Comme ils font partie de la minorité religieuse Shabak, Ahmad et sa famille étaient menacés d’exécution s’ils ne payaient pas la « taxe » spéciale aux militants, alors qu’il ne pouvait pas travailler. « J’avais l’impression d’être tombé du ciel et d’être arrivé tout droit en enfer », témoigne Ahmad.

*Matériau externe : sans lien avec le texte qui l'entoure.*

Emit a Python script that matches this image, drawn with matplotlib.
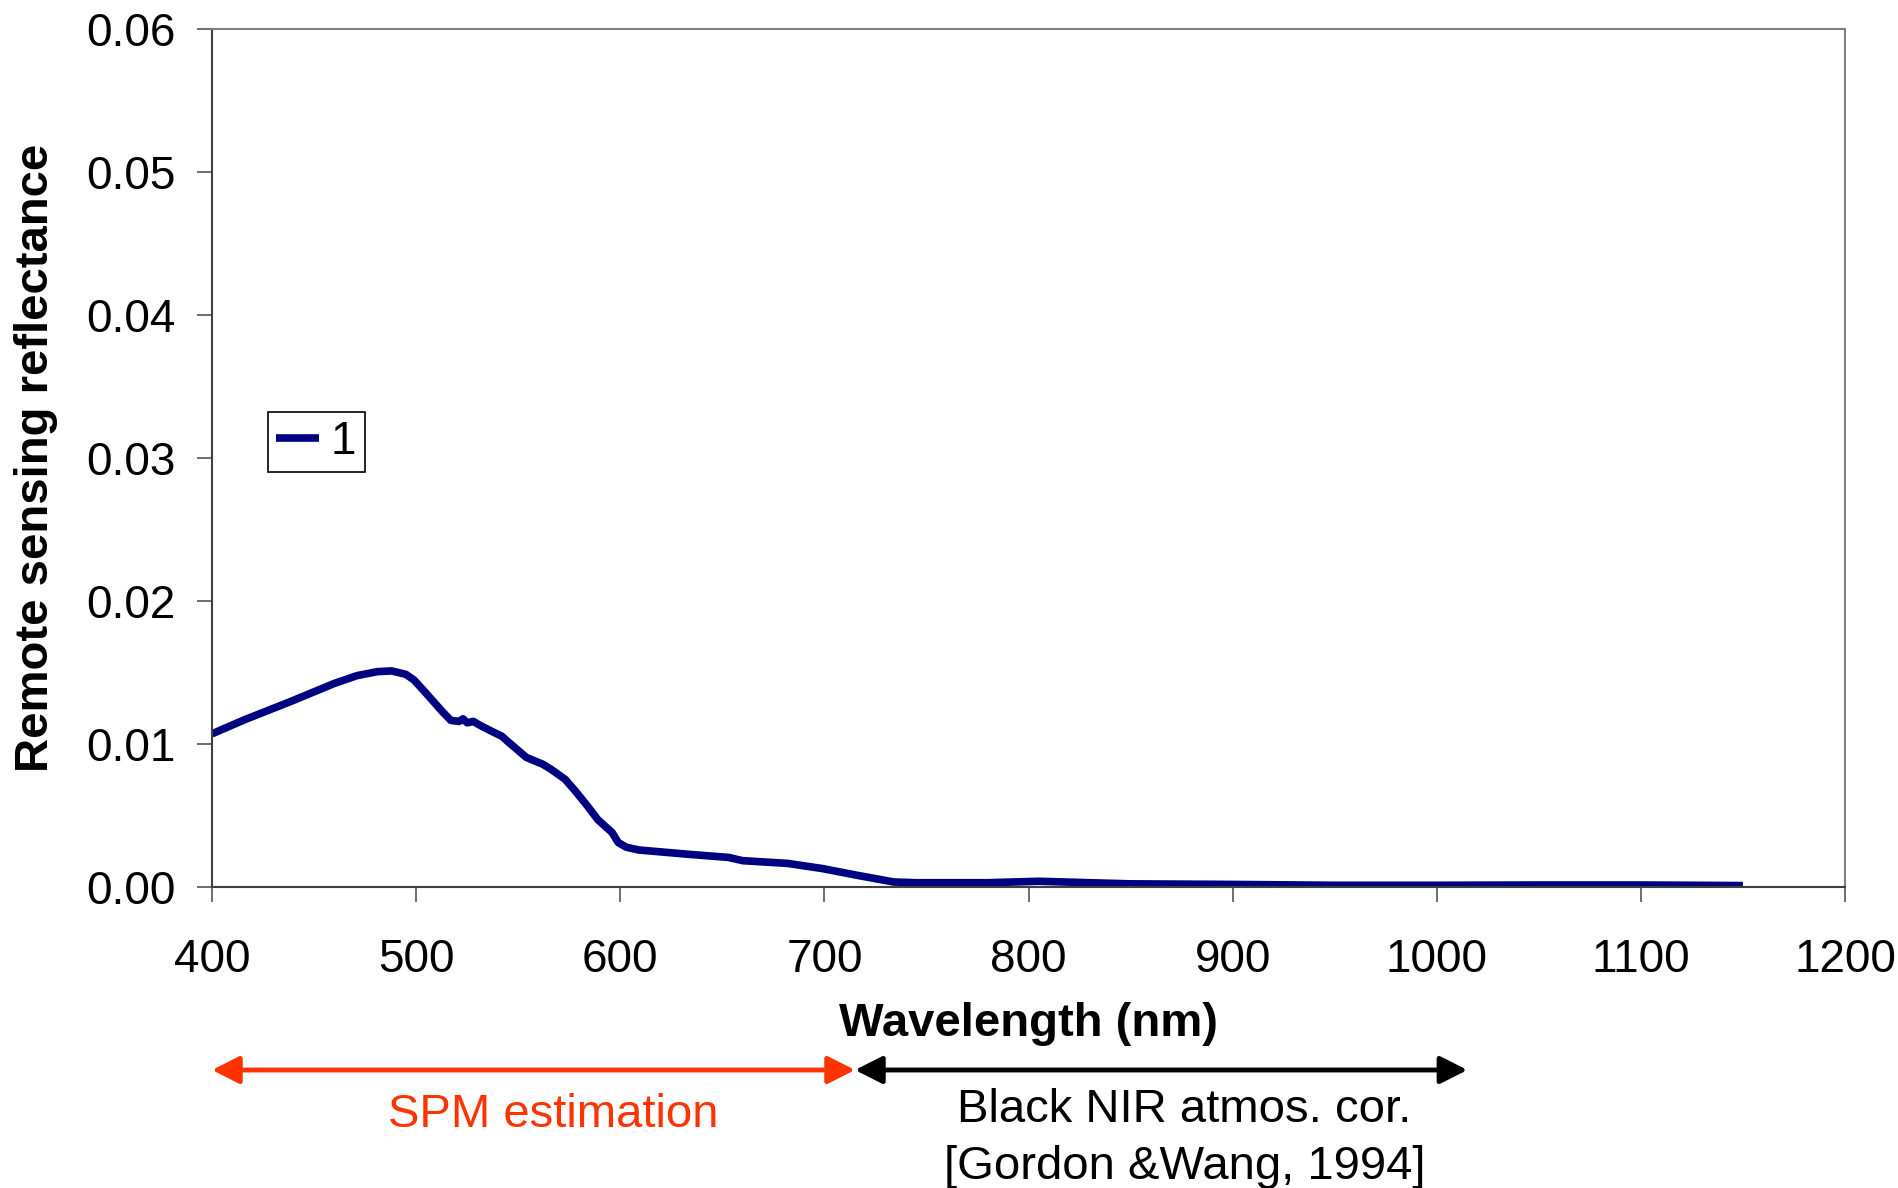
import matplotlib
matplotlib.use("Agg")
import matplotlib.pyplot as plt

plt.rcParams['font.family'] = ['Liberation Sans', 'DejaVu Sans']

wavelength = [400, 416, 438, 460, 471, 481, 488, 495, 499, 505, 513, 517, 521, 523, 525, 528,
              532, 538, 542, 545, 554, 562, 566, 573, 578, 584, 589, 596, 599, 603, 609, 634,
              653, 660, 682, 699, 716, 734, 745, 780, 805, 850, 900, 950, 1000, 1050, 1100, 1150]
rrs = [0.01071, 0.01170, 0.01294, 0.01424, 0.01478, 0.01506, 0.01511, 0.01487, 0.01447, 0.01353,
       0.01224, 0.01165, 0.01158, 0.01176, 0.01148, 0.01158, 0.01125, 0.01082, 0.01054, 0.01016,
       0.00906, 0.00859, 0.00824, 0.00753, 0.00671, 0.00565, 0.00471, 0.00381, 0.00311, 0.00278,
       0.00259, 0.00228, 0.00207, 0.00184, 0.00165, 0.00129, 0.00082, 0.00035, 0.00030, 0.00030,
       0.00040, 0.00022, 0.00018, 0.00012, 0.00012, 0.00014, 0.00014, 0.00010]
series_label = "1"
x_ticks = [400, 500, 600, 700, 800, 900, 1000, 1100, 1200]
y_ticks = [0.00, 0.01, 0.02, 0.03, 0.04, 0.05, 0.06]
spm_range = [400, 715]
nir_range = [715, 1015]

W, H = 1898, 1188
fig = plt.figure(figsize=(W / 100, H / 100), dpi=100)
ax = fig.add_axes([212 / W, 1 - 887 / H, (1845 - 212) / W, (887 - 29) / H])

ax.plot(wavelength, rrs, color='#000080', lw=5.5, label=series_label, solid_capstyle='butt')
ax.set_xlim(400, 1200)
ax.set_ylim(0, 0.06)
ax.set_xticks(x_ticks)
ax.set_yticks(y_ticks)
ax.set_yticklabels([f"{v:.2f}" for v in y_ticks])
ax.tick_params(axis='both', direction='out', labelsize=33, length=10.5, width=1.2, color='#555555')
ax.tick_params(axis='x', pad=26)
ax.tick_params(axis='y', pad=15.5)
for s in ['top', 'right']:
    ax.spines[s].set_color('#808080')
    ax.spines[s].set_linewidth(1.5)
for s in ['left', 'bottom']:
    ax.spines[s].set_color('#404040')
    ax.spines[s].set_linewidth(1.5)

ax.set_xlabel('Wavelength (nm)', fontsize=34, fontweight='bold', va='center')
ax.xaxis.set_label_coords(0.5, (887 - 1024) / 858)
ax.set_ylabel('Remote sensing reflectance', fontsize=34, fontweight='bold', va='center')
ax.yaxis.set_label_coords((36 - 212) / 1633, 0.5)

leg = ax.legend(loc='upper left', bbox_to_anchor=((267.5 - 212) / 1633, 1 - (411.6 - 29) / 858),
                borderaxespad=0, fontsize=33, fancybox=False, edgecolor='black', framealpha=1,
                handlelength=0.95, handletextpad=0.25, borderpad=0.18)
leg.get_frame().set_linewidth(1.2)

tr = ax.get_xaxis_transform()
yarr = (887 - 1070) / (887 - 29)
style = '<|-|>,head_length=0.75,head_width=0.38'
ax.annotate('', xy=(spm_range[0], yarr), xytext=(spm_range[1], yarr), xycoords=tr, textcoords=tr,
            annotation_clip=False,
            arrowprops=dict(arrowstyle=style, color='#FF3300',
                            lw=3.5, mutation_scale=22, shrinkA=0, shrinkB=0))
ax.annotate('', xy=(nir_range[0], yarr), xytext=(nir_range[1], yarr), xycoords=tr, textcoords=tr,
            annotation_clip=False,
            arrowprops=dict(arrowstyle=style, color='black',
                            lw=3.5, mutation_scale=22, shrinkA=0, shrinkB=0))

fig.text(553 / W, 1 - 1115 / H, 'SPM estimation', color='#FF3300', fontsize=34, ha='center', va='center')
fig.text(1184 / W, 1 - 1110 / H, 'Black NIR atmos. cor.', color='black', fontsize=34, ha='center', va='center')
fig.text(1185 / W, 1 - 1167 / H, '[Gordon &Wang, 1994]', color='black', fontsize=34, ha='center', va='center')

fig.savefig('out.png', dpi=100)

Les contacts avec la famille à Erbil étaient rares. Il n’y avait pas de couverture Internet et la réception téléphonique mobile était tout au mieux sporadique. Ils se parlaient quand ils le pouvaient, malgré les châtiments sévères infligés à ceux qui étaient pris en flagrant délit d’utilisation de leur téléphone. « Pour être en sécurité, nous enterrions nos téléphones portables dans le jardin », explique Ahmad.

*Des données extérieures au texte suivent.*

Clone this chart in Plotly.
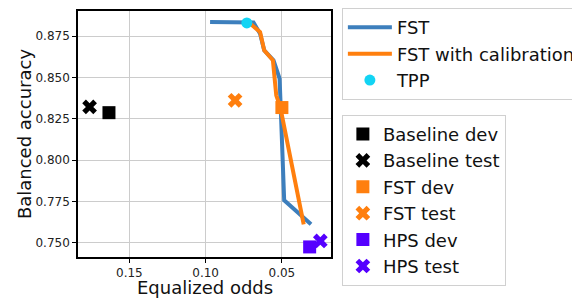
import plotly.graph_objects as go

# FST curve
fst_x = [0.0971, 0.0686, 0.0643, 0.0616, 0.0555, 0.0515, 0.0507, 0.0485, 0.0309]
fst_y = [0.8837, 0.8833, 0.8766, 0.8665, 0.8605, 0.8494, 0.8300, 0.7758, 0.7613]
# FST with calibration
cal_x = [0.0708, 0.0643, 0.0616, 0.0559, 0.0537, 0.0511, 0.0357]
cal_y = [0.8827, 0.8776, 0.8665, 0.8605, 0.8393, 0.8323, 0.7613]
# TPP
tpp_x = [0.0730]
tpp_y = [0.8831]
# single points
base_dev = (0.1634, 0.8288)
base_test = (0.1761, 0.8323)
fst_dev = (0.0500, 0.8319)
fst_test = (0.0807, 0.8363)
hps_dev = (0.0318, 0.7476)
hps_test = (0.0248, 0.7512)

x_ticks = [0.15, 0.10, 0.05]
x_tick_labels = ["0.15", "0.10", "0.05"]
y_ticks = [0.750, 0.775, 0.800, 0.825, 0.850, 0.875]
y_tick_labels = ["0.750", "0.775", "0.800", "0.825", "0.850", "0.875"]
x_title = "Equalized odds"
y_title = "Balanced accuracy"

BLUE = "#3d7fbd"
ORANGE = "#ff7f0e"
CYAN = "#12d4f4"
PURPLE = "#5500ff"
FONT = "DejaVu Sans"

fig = go.Figure()
fig.add_trace(go.Scatter(x=fst_x, y=fst_y, mode="lines", name="FST",
                         line=dict(color=BLUE, width=4), legend="legend"))
fig.add_trace(go.Scatter(x=cal_x, y=cal_y, mode="lines", name="FST with calibration",
                         line=dict(color=ORANGE, width=4), legend="legend"))
fig.add_trace(go.Scatter(x=tpp_x, y=tpp_y, mode="markers", name="TPP",
                         marker=dict(color=CYAN, size=11, symbol="circle"), legend="legend"))

pts = [
    ("Baseline dev", base_dev, "black", "square"),
    ("Baseline test", base_test, "black", "x"),
    ("FST dev", fst_dev, ORANGE, "square"),
    ("FST test", fst_test, ORANGE, "x"),
    ("HPS dev", hps_dev, PURPLE, "square"),
    ("HPS test", hps_test, PURPLE, "x"),
]
for name, (px, py), col, sym in pts:
    fig.add_trace(go.Scatter(x=[px], y=[py], mode="markers", name=name,
                             marker=dict(color=col, size=13, symbol=sym, line=dict(width=0)),
                             legend="legend2"))

axis_common = dict(showgrid=True, gridcolor="#cccccc", gridwidth=1,
                   showline=True, linecolor="black", linewidth=1.5, mirror=True,
                   ticks="outside", ticklen=4, tickcolor="black",
                   tickfont=dict(family=FONT, size=12, color="#222"),
                   zeroline=False, automargin=False)

fig.update_layout(
    width=580, height=298,
    margin=dict(l=70, r=257, t=3, b=49, autoexpand=False),
    paper_bgcolor="white", plot_bgcolor="white",
    font=dict(family=FONT, color="#111"),
    xaxis=dict(range=[0.1837, 0.0178], tickvals=x_ticks, ticktext=x_tick_labels,
               **axis_common),
    yaxis=dict(range=[0.7415, 0.8903], tickvals=y_ticks, ticktext=y_tick_labels,
               **axis_common),
    legend=dict(x=1.043, y=1.012, xanchor="left", yanchor="top",
                bgcolor="white", bordercolor="#d0d0d0", borderwidth=1,
                font=dict(family=FONT, size=18, color="#111"), itemwidth=44,
                tracegroupgap=0),
    legend2=dict(x=1.043, y=0.578, xanchor="left", yanchor="top",
                 bgcolor="white", bordercolor="#d0d0d0", borderwidth=1,
                 font=dict(family=FONT, size=18, color="#111"),
                 tracegroupgap=0),
    annotations=[
        dict(text=x_title, xref="paper", yref="paper", x=0.5, y=-0.122,
             xanchor="center", yanchor="middle", showarrow=False,
             font=dict(family=FONT, size=18, color="#111")),
        dict(text=y_title, xref="paper", yref="paper", x=-0.213, y=0.5,
             xanchor="center", yanchor="middle", showarrow=False, textangle=-90,
             font=dict(family=FONT, size=18, color="#111")),
    ],
)

fig.write_html("out.html")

Yehya sourit en racontant le moment où, il y a deux jours, Ahmad est parvenu à capter un réseau de téléphonie mobile et à les appeler pour leur dire qu’il avait pu s’échapper avec sa famille. « Ça faisait plus de deux ans que nous rêvions de ce moment. On a tous pleuré de joie », dit Yehya.

Ahmad et sa famille espèrent qu’ils pourront aller vivre près de Yehya et des autres membres de la famille à Erbil jusqu’au moment où ils pourront retourner à Mossoul en toute sécurité. Mais Abdelwahid tout comme des milliers d’autres déplacés savent qu’un hiver glacial les attend sous les tentes, car la bataille de Mossoul pourrait bien durer des mois.

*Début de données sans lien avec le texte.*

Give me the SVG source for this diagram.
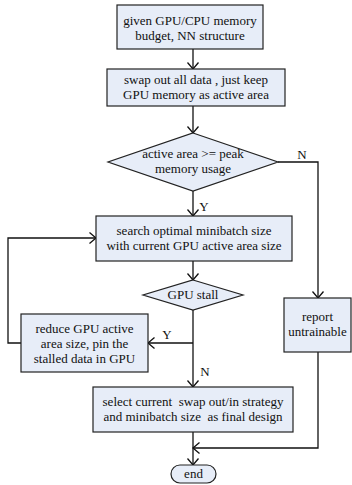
<svg xmlns="http://www.w3.org/2000/svg" width="352" height="485" viewBox="0 0 352 485">
<style>
.n{fill:#e7edf8;stroke:#222;stroke-width:1.2}
.c{fill:none;stroke:#111;stroke-width:1.3}
text{font-family:"Liberation Serif","Times New Roman",serif;font-size:13px;fill:#111;text-anchor:middle}
</style>
<defs>
<marker id="a" markerUnits="userSpaceOnUse" markerWidth="12" markerHeight="14" refX="7" refY="6" orient="auto">
<path d="M0.5,0.5 L7,6 L0.5,11.5" fill="none" stroke="#111" stroke-width="1.3"/>
</marker>
</defs>
<rect width="352" height="485" fill="#fff"/>
<g id="connectors">
<path class="c" d="M193,49 V69" marker-end="url(#a)"/>
<path class="c" d="M193,106 V133" marker-end="url(#a)"/>
<path class="c" d="M193,191 V216" marker-end="url(#a)"/>
<path class="c" d="M193,261 V280" marker-end="url(#a)"/>
<path class="c" d="M193,310 V387" marker-end="url(#a)"/>
<path class="c" d="M193,343 H148" marker-end="url(#a)"/>
<path class="c" d="M21,343 H8 V238 H96" marker-end="url(#a)"/>
<path class="c" d="M278,162 H318 V298" marker-end="url(#a)"/>
<path class="c" d="M318,352 V448 H193" marker-end="url(#a)"/>
<path class="c" d="M193,432 V465" marker-end="url(#a)"/>
<text x="302" y="159">N</text>
<text x="204" y="211">Y</text>
<text x="167" y="339">Y</text>
<text x="205" y="376">N</text>
</g>
<g id="start">
<rect class="n" x="117" y="5" width="146" height="44"/>
<text x="190" y="25">given GPU/CPU memory</text>
<text x="190" y="40">budget, NN structure</text>
</g>
<g id="swapout">
<rect class="n" x="107" y="69" width="178" height="37"/>
<text x="196" y="84">swap out all data , just keep</text>
<text x="196" y="99">GPU memory as active area</text>
</g>
<g id="check">
<path class="n" d="M193,133 L278,162 L193,191 L108,162 Z"/>
<text x="193" y="158">active area &gt;= peak</text>
<text x="193" y="173">memory usage</text>
</g>
<g id="search">
<rect class="n" x="96" y="216" width="196" height="45"/>
<text x="194" y="235">search optimal minibatch size</text>
<text x="194" y="250">with current GPU active area size</text>
</g>
<g id="stall">
<path class="n" d="M193,280 L243,295 L193,310 L143,295 Z"/>
<text x="193" y="299">GPU stall</text>
</g>
<g id="reduce">
<rect class="n" x="21" y="314" width="127" height="58"/>
<text x="84.5" y="333">reduce GPU active</text>
<text x="84.5" y="348">area size, pin the</text>
<text x="84.5" y="363">stalled data in GPU</text>
</g>
<g id="report">
<rect class="n" x="284" y="298" width="67" height="54"/>
<text x="317.5" y="321">report</text>
<text x="317.5" y="336">untrainable</text>
</g>
<g id="select">
<rect class="n" x="93" y="387" width="200" height="45"/>
<text x="193" y="406" xml:space="preserve">select current  swap out/in strategy</text>
<text x="193" y="421" xml:space="preserve">and minibatch size  as final design</text>
</g>
<g id="end">
<rect class="n" x="171" y="465" width="45" height="18" rx="9"/>
<text x="193.5" y="478">end</text>
</g>
</svg>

Pour le moment, les 95 millions de dollars US disponibles pour le financement du programme d’aide d’urgence du HCR pour les déplacés de Mossoul ne couvrent même pas la moitié du budget total demandé de 196,2 millions de dollars US. Et ce total comprend 60 millions de dollars US spécifiquement prévus pour fournir une aide d’hiver urgente aux familles.

En parlant de l’avenir, Abdelwahid demeure toutefois pragmatique. « Nous avons souffert pendant deux ans. Nous avons vécu sans nourriture, sans travail, sans liberté. Passer l’hiver ici, ça ne peut pas être plus dur que ce que nous avons vécu ».